*Instruction*
Set the data down again, exactly as it reads, but without the pictures.
%%
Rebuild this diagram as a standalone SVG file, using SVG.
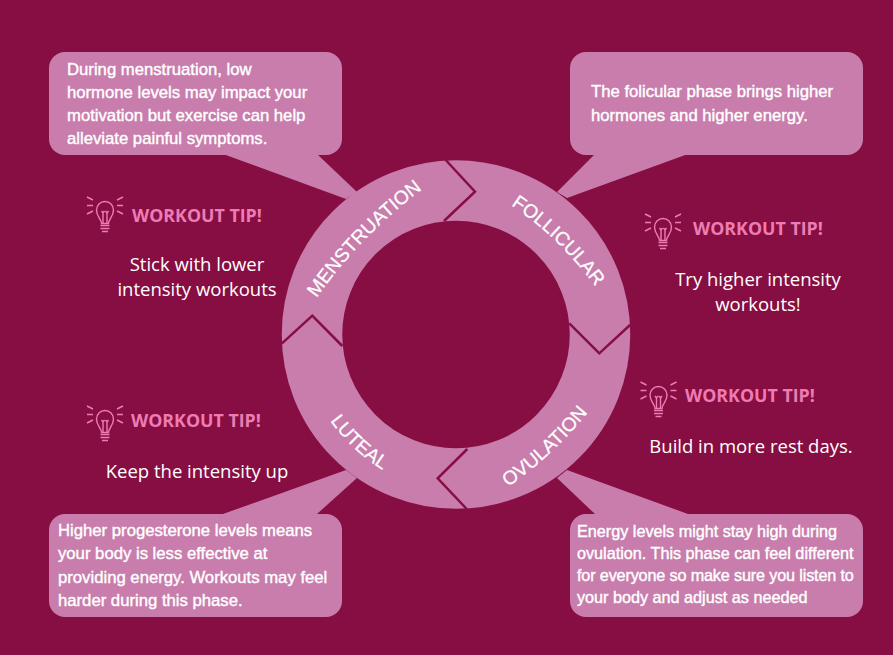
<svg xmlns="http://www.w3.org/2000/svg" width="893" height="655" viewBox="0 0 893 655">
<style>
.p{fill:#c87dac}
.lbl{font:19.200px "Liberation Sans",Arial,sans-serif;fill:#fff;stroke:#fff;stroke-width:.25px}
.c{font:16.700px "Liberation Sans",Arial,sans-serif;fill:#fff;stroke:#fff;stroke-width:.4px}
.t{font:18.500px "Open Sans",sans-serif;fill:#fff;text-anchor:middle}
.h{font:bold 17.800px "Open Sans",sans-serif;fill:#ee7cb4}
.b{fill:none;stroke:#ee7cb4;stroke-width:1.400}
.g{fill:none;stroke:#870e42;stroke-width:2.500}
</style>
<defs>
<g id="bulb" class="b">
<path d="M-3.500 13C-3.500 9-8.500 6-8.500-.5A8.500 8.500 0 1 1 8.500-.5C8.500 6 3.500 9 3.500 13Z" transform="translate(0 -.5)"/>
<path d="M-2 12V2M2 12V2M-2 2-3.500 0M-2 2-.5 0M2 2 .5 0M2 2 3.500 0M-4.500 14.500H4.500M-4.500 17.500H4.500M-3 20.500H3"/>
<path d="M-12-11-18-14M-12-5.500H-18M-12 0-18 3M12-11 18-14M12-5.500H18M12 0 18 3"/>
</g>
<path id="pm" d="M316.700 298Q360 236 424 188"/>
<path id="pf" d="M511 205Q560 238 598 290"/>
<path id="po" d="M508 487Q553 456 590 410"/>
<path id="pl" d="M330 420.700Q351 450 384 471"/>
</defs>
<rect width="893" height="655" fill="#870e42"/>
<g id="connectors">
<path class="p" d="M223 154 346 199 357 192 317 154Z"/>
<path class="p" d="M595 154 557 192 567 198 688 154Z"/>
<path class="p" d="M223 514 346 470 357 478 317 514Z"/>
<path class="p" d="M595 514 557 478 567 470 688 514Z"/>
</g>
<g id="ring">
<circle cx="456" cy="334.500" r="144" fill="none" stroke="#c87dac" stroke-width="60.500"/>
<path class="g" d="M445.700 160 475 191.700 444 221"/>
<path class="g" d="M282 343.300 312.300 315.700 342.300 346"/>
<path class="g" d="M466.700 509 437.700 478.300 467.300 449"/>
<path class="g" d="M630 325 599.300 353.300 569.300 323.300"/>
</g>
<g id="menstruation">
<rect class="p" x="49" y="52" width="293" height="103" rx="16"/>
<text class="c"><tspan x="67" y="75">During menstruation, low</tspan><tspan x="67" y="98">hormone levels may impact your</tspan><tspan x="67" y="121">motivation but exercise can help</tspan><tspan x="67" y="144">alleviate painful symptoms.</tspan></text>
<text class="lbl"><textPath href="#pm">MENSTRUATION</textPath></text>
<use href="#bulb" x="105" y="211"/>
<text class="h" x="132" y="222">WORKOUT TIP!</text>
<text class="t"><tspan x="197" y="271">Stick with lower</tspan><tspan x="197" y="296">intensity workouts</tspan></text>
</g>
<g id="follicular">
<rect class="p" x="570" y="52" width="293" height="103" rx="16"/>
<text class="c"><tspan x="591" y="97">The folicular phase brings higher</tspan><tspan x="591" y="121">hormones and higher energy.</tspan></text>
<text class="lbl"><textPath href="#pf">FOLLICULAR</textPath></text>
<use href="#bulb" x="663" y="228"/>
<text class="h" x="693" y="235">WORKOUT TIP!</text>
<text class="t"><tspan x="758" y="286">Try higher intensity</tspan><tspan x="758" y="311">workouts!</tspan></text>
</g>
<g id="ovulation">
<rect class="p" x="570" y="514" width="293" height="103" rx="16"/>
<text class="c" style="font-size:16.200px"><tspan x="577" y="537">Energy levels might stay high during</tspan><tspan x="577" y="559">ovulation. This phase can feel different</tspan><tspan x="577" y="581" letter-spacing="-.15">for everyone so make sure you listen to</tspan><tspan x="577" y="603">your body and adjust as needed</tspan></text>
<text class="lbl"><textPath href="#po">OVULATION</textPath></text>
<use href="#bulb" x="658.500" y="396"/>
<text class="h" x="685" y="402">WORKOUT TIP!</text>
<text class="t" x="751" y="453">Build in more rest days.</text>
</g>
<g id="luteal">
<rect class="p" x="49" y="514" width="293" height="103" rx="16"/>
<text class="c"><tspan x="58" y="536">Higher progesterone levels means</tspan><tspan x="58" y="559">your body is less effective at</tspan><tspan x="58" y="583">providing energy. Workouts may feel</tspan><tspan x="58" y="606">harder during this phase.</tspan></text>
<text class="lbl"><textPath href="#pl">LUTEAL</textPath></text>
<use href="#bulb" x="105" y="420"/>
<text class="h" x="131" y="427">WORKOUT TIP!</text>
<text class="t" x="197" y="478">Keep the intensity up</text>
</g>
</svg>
%%
*Problem solution*
Rebuild this diagram as a standalone SVG file, using SVG.
<svg xmlns="http://www.w3.org/2000/svg" width="893" height="655" viewBox="0 0 893 655">
<style>
.p{fill:#c87dac}
.lbl{font:19.200px "Liberation Sans",Arial,sans-serif;fill:#fff;stroke:#fff;stroke-width:.25px}
.c{font:16.700px "Liberation Sans",Arial,sans-serif;fill:#fff;stroke:#fff;stroke-width:.4px}
.t{font:18.500px "Open Sans",sans-serif;fill:#fff;text-anchor:middle}
.h{font:bold 17.800px "Open Sans",sans-serif;fill:#ee7cb4}
.b{fill:none;stroke:#ee7cb4;stroke-width:1.400}
.g{fill:none;stroke:#870e42;stroke-width:2.500}
</style>
<defs>
<g id="bulb" class="b">
<path d="M-3.500 13C-3.500 9-8.500 6-8.500-.5A8.500 8.500 0 1 1 8.500-.5C8.500 6 3.500 9 3.500 13Z" transform="translate(0 -.5)"/>
<path d="M-2 12V2M2 12V2M-2 2-3.500 0M-2 2-.5 0M2 2 .5 0M2 2 3.500 0M-4.500 14.500H4.500M-4.500 17.500H4.500M-3 20.500H3"/>
<path d="M-12-11-18-14M-12-5.500H-18M-12 0-18 3M12-11 18-14M12-5.500H18M12 0 18 3"/>
</g>
<path id="pm" d="M316.700 298Q360 236 424 188"/>
<path id="pf" d="M511 205Q560 238 598 290"/>
<path id="po" d="M508 487Q553 456 590 410"/>
<path id="pl" d="M330 420.700Q351 450 384 471"/>
</defs>
<rect width="893" height="655" fill="#870e42"/>
<g id="connectors">
<path class="p" d="M223 154 346 199 357 192 317 154Z"/>
<path class="p" d="M595 154 557 192 567 198 688 154Z"/>
<path class="p" d="M223 514 346 470 357 478 317 514Z"/>
<path class="p" d="M595 514 557 478 567 470 688 514Z"/>
</g>
<g id="ring">
<circle cx="456" cy="334.500" r="144" fill="none" stroke="#c87dac" stroke-width="60.500"/>
<path class="g" d="M445.700 160 475 191.700 444 221"/>
<path class="g" d="M282 343.300 312.300 315.700 342.300 346"/>
<path class="g" d="M466.700 509 437.700 478.300 467.300 449"/>
<path class="g" d="M630 325 599.300 353.300 569.300 323.300"/>
</g>
<g id="menstruation">
<rect class="p" x="49" y="52" width="293" height="103" rx="16"/>
<text class="c"><tspan x="67" y="75">During menstruation, low</tspan><tspan x="67" y="98">hormone levels may impact your</tspan><tspan x="67" y="121">motivation but exercise can help</tspan><tspan x="67" y="144">alleviate painful symptoms.</tspan></text>
<text class="lbl"><textPath href="#pm">MENSTRUATION</textPath></text>
<use href="#bulb" x="105" y="211"/>
<text class="h" x="132" y="222">WORKOUT TIP!</text>
<text class="t"><tspan x="197" y="271">Stick with lower</tspan><tspan x="197" y="296">intensity workouts</tspan></text>
</g>
<g id="follicular">
<rect class="p" x="570" y="52" width="293" height="103" rx="16"/>
<text class="c"><tspan x="591" y="97">The folicular phase brings higher</tspan><tspan x="591" y="121">hormones and higher energy.</tspan></text>
<text class="lbl"><textPath href="#pf">FOLLICULAR</textPath></text>
<use href="#bulb" x="663" y="228"/>
<text class="h" x="693" y="235">WORKOUT TIP!</text>
<text class="t"><tspan x="758" y="286">Try higher intensity</tspan><tspan x="758" y="311">workouts!</tspan></text>
</g>
<g id="ovulation">
<rect class="p" x="570" y="514" width="293" height="103" rx="16"/>
<text class="c" style="font-size:16.200px"><tspan x="577" y="537">Energy levels might stay high during</tspan><tspan x="577" y="559">ovulation. This phase can feel different</tspan><tspan x="577" y="581" letter-spacing="-.15">for everyone so make sure you listen to</tspan><tspan x="577" y="603">your body and adjust as needed</tspan></text>
<text class="lbl"><textPath href="#po">OVULATION</textPath></text>
<use href="#bulb" x="658.500" y="396"/>
<text class="h" x="685" y="402">WORKOUT TIP!</text>
<text class="t" x="751" y="453">Build in more rest days.</text>
</g>
<g id="luteal">
<rect class="p" x="49" y="514" width="293" height="103" rx="16"/>
<text class="c"><tspan x="58" y="536">Higher progesterone levels means</tspan><tspan x="58" y="559">your body is less effective at</tspan><tspan x="58" y="583">providing energy. Workouts may feel</tspan><tspan x="58" y="606">harder during this phase.</tspan></text>
<text class="lbl"><textPath href="#pl">LUTEAL</textPath></text>
<use href="#bulb" x="105" y="420"/>
<text class="h" x="131" y="427">WORKOUT TIP!</text>
<text class="t" x="197" y="478">Keep the intensity up</text>
</g>
</svg>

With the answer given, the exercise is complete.